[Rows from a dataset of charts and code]
###

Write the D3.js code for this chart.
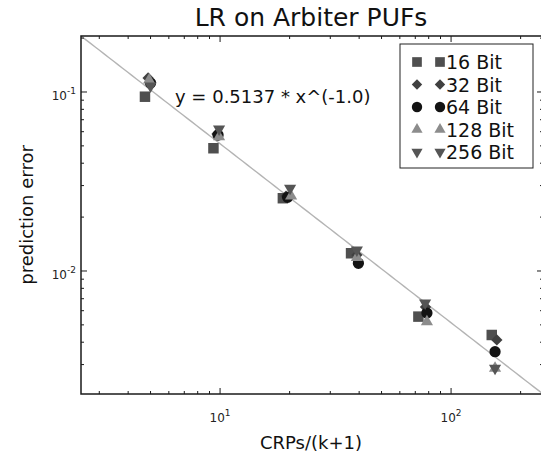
<!DOCTYPE html>
<html><head><meta charset="utf-8">
<script src="https://cdn.jsdelivr.net/npm/d3@7"></script>
<style>body{margin:0;background:#fff}svg{display:block}text{font-family:"DejaVu Sans",sans-serif}</style>
</head><body><svg id="c" width="541" height="454"></svg>
<script>
// ---- data ----
const seriesNames = ["16 Bit", "32 Bit", "64 Bit", "128 Bit", "256 Bit"];
const x16  = [4.73, 9.36, 18.7, 36.9, 72.2, 150];
const y16  = [0.0941, 0.0485, 0.0255, 0.01256, 0.00556, 0.00439];
const x32  = [4.88, 9.7, 19.3, 39.1, 77.5, 157.8];
const y32  = [0.1197, 0.0583, 0.0262, 0.0123, 0.00629, 0.00412];
const x64  = [5.0, 9.8, 19.6, 39.7, 78.6, 155];
const y64  = [0.1123, 0.0575, 0.0258, 0.01104, 0.00582, 0.00354];
const x128 = [4.93, 9.9, 20.3, 39.1, 78.6, 155];
const y128 = [0.1167, 0.0562, 0.0262, 0.0119, 0.0052, 0.00286];
const x256 = [5.0, 9.9, 20.1, 39.1, 77.2, 155];
const y256 = [0.108, 0.0621, 0.029, 0.0131, 0.00662, 0.00286];
const fitCoef = 0.5137, fitExp = -1.0;
const fitLabel = "y = 0.5137 * x^(-1.0)";
const xDomain = [2.5, 250];
const xMajorTicks = [10, 100];
const xTickLabels = [["10", "1"], ["10", "2"]];
const yMajorTicks = [0.1, 0.01];
const yTickLabels = [["10", "-1"], ["10", "-2"]];
const titleText = "LR on Arbiter PUFs";
const xLabel = "CRPs/(k+1)";
const yLabel = "prediction error";

// ---- styles ----
const colors = ["#4f4f4f", "#404040", "#131313", "#8c8c8c", "#555555"];
const shapes = ["square", "diamond", "circle", "up", "down"];

const svg = d3.select("#c");
const M = {left: 81, top: 36, right: 543, bottom: 394};
const yDomain = [fitCoef * Math.pow(xDomain[0], fitExp), fitCoef * Math.pow(xDomain[1], fitExp)];
const x = d3.scaleLog().domain(xDomain).range([M.left, M.right]);
const y = d3.scaleLog().domain([yDomain[1], yDomain[0]]).range([M.bottom, M.top]);

function symPath(shape, k) {
  k = k || 1;
  if (shape === "square") return d3.symbol(d3.symbolSquare, 110 * k)();
  if (shape === "diamond") return d3.symbol(d3.symbolSquare, 64 * k)();
  if (shape === "circle") return d3.symbol(d3.symbolCircle, 100 * k)();
  return d3.symbol(d3.symbolTriangle, 64 * k)();
}
function symRot(shape) {
  if (shape === "diamond") return 45;
  if (shape === "down") return 180;
  return 0;
}

// regression line
const lineX = d3.range(0, 101).map(i => xDomain[0] * Math.pow(xDomain[1] / xDomain[0], i / 100));
svg.append("path")
  .datum(lineX)
  .attr("d", d3.line().x(d => x(d)).y(d => y(fitCoef * Math.pow(d, fitExp))))
  .attr("fill", "none").attr("stroke", "#b4b4b4").attr("stroke-width", 1.4);

// data markers
const series = [[x16, y16], [x32, y32], [x64, y64], [x128, y128], [x256, y256]];
series.forEach(([xs, ys], si) => {
  const g = svg.append("g");
  xs.forEach((xv, i) => {
    g.append("path")
      .attr("d", symPath(shapes[si]))
      .attr("transform", `translate(${x(xv)},${y(ys[i])}) rotate(${symRot(shapes[si])})`)
      .attr("fill", colors[si]);
  });
});

// axes: spines
const axisColor = "#1a1a1a";
svg.append("rect").attr("x", M.left).attr("y", M.top)
  .attr("width", M.right - M.left).attr("height", M.bottom - M.top)
  .attr("fill", "none").attr("stroke", axisColor).attr("stroke-width", 1.5);

// ticks (inside, all sides)
const xMinor = [], yMinor = [];
for (let d = 1; d <= 100; d *= 10) for (let k = 2; k <= 9; k++) { const v = k * d; if (v > xDomain[0] && v < xDomain[1]) xMinor.push(v); }
for (let d = 0.001; d <= 0.1; d *= 10) for (let k = 2; k <= 9; k++) { const v = k * d; if (v > yDomain[1] && v < yDomain[0]) yMinor.push(v); }
const tk = svg.append("g").attr("stroke", axisColor).attr("stroke-width", 1);
function xtick(v, len) {
  tk.append("line").attr("x1", x(v)).attr("x2", x(v)).attr("y1", M.bottom).attr("y2", M.bottom - len);
  tk.append("line").attr("x1", x(v)).attr("x2", x(v)).attr("y1", M.top).attr("y2", M.top + len);
}
function ytick(v, len) {
  tk.append("line").attr("y1", y(v)).attr("y2", y(v)).attr("x1", M.left).attr("x2", M.left + len);
  tk.append("line").attr("y1", y(v)).attr("y2", y(v)).attr("x1", M.right).attr("x2", M.right - len);
}
xMajorTicks.forEach(v => xtick(v, 6));
xMinor.forEach(v => xtick(v, 3));
yMajorTicks.forEach(v => ytick(v, 6));
yMinor.forEach(v => ytick(v, 3));

// tick labels
xMajorTicks.forEach((v, i) => {
  const t = svg.append("text").attr("x", x(v)).attr("y", 422).attr("text-anchor", "middle")
    .attr("font-size", 12).attr("fill", "#222");
  t.append("tspan").text(xTickLabels[i][0]);
  t.append("tspan").attr("dy", -6).attr("font-size", 9).text(xTickLabels[i][1]);
});
yMajorTicks.forEach((v, i) => {
  const t = svg.append("text").attr("x", 76).attr("y", y(v) + 8).attr("text-anchor", "end")
    .attr("font-size", 12).attr("fill", "#222");
  t.append("tspan").text(yTickLabels[i][0]);
  t.append("tspan").attr("dy", -6).attr("font-size", 9).text(yTickLabels[i][1]);
});

// labels
svg.append("text").attr("x", 311).attr("y", 26).attr("text-anchor", "middle")
  .attr("font-size", 25).attr("fill", "#111").text(titleText);
svg.append("text").attr("x", 311).attr("y", 449).attr("text-anchor", "middle")
  .attr("font-size", 18).attr("fill", "#111").text(xLabel);
svg.append("text").attr("transform", "translate(33,215) rotate(-90)").attr("text-anchor", "middle")
  .attr("font-size", 18).attr("fill", "#111").text(yLabel);
svg.append("text").attr("x", 175).attr("y", 103).attr("font-size", 18).attr("fill", "#111").text(fitLabel);

// legend
const lg = svg.append("g");
lg.append("rect").attr("x", 400).attr("y", 44).attr("width", 133).attr("height", 124)
  .attr("fill", "#fff").attr("stroke", "#222").attr("stroke-width", 1);
seriesNames.forEach((name, i) => {
  const cy = 62 + i * 22.5;
  [417, 440].forEach(cx => {
    lg.append("path").attr("d", symPath(shapes[i], 0.85))
      .attr("transform", `translate(${cx},${cy}) rotate(${symRot(shapes[i])})`)
      .attr("fill", colors[i]);
  });
  lg.append("text").attr("x", 446).attr("y", cy + 7).attr("font-size", 19).attr("fill", "#111").text(name);
});
</script>
</body></html>
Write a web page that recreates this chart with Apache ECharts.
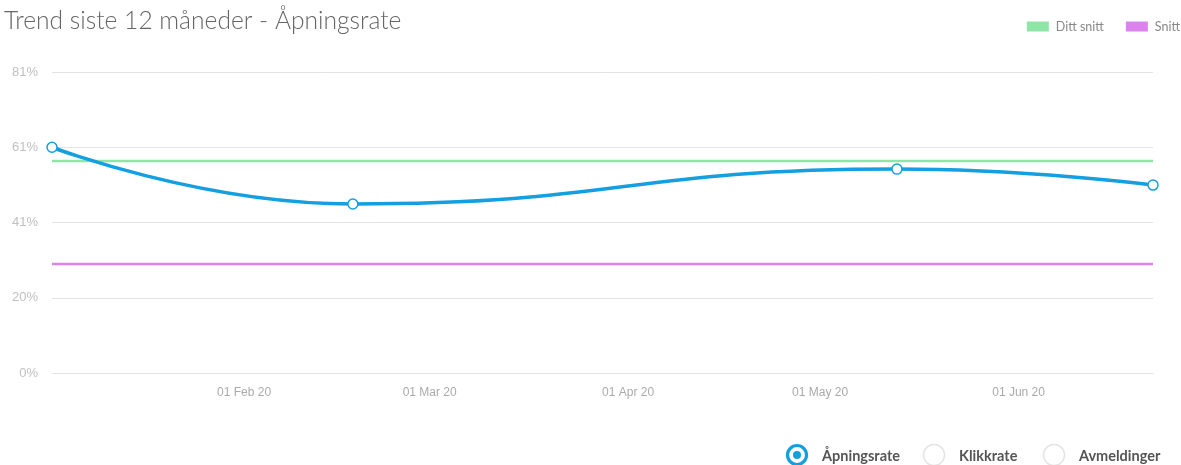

###

SHORT EXERCISE: In the listing above, how many lines include the word "this"? Answer with the number and nothing more.

EXPECTED ANSWER: 2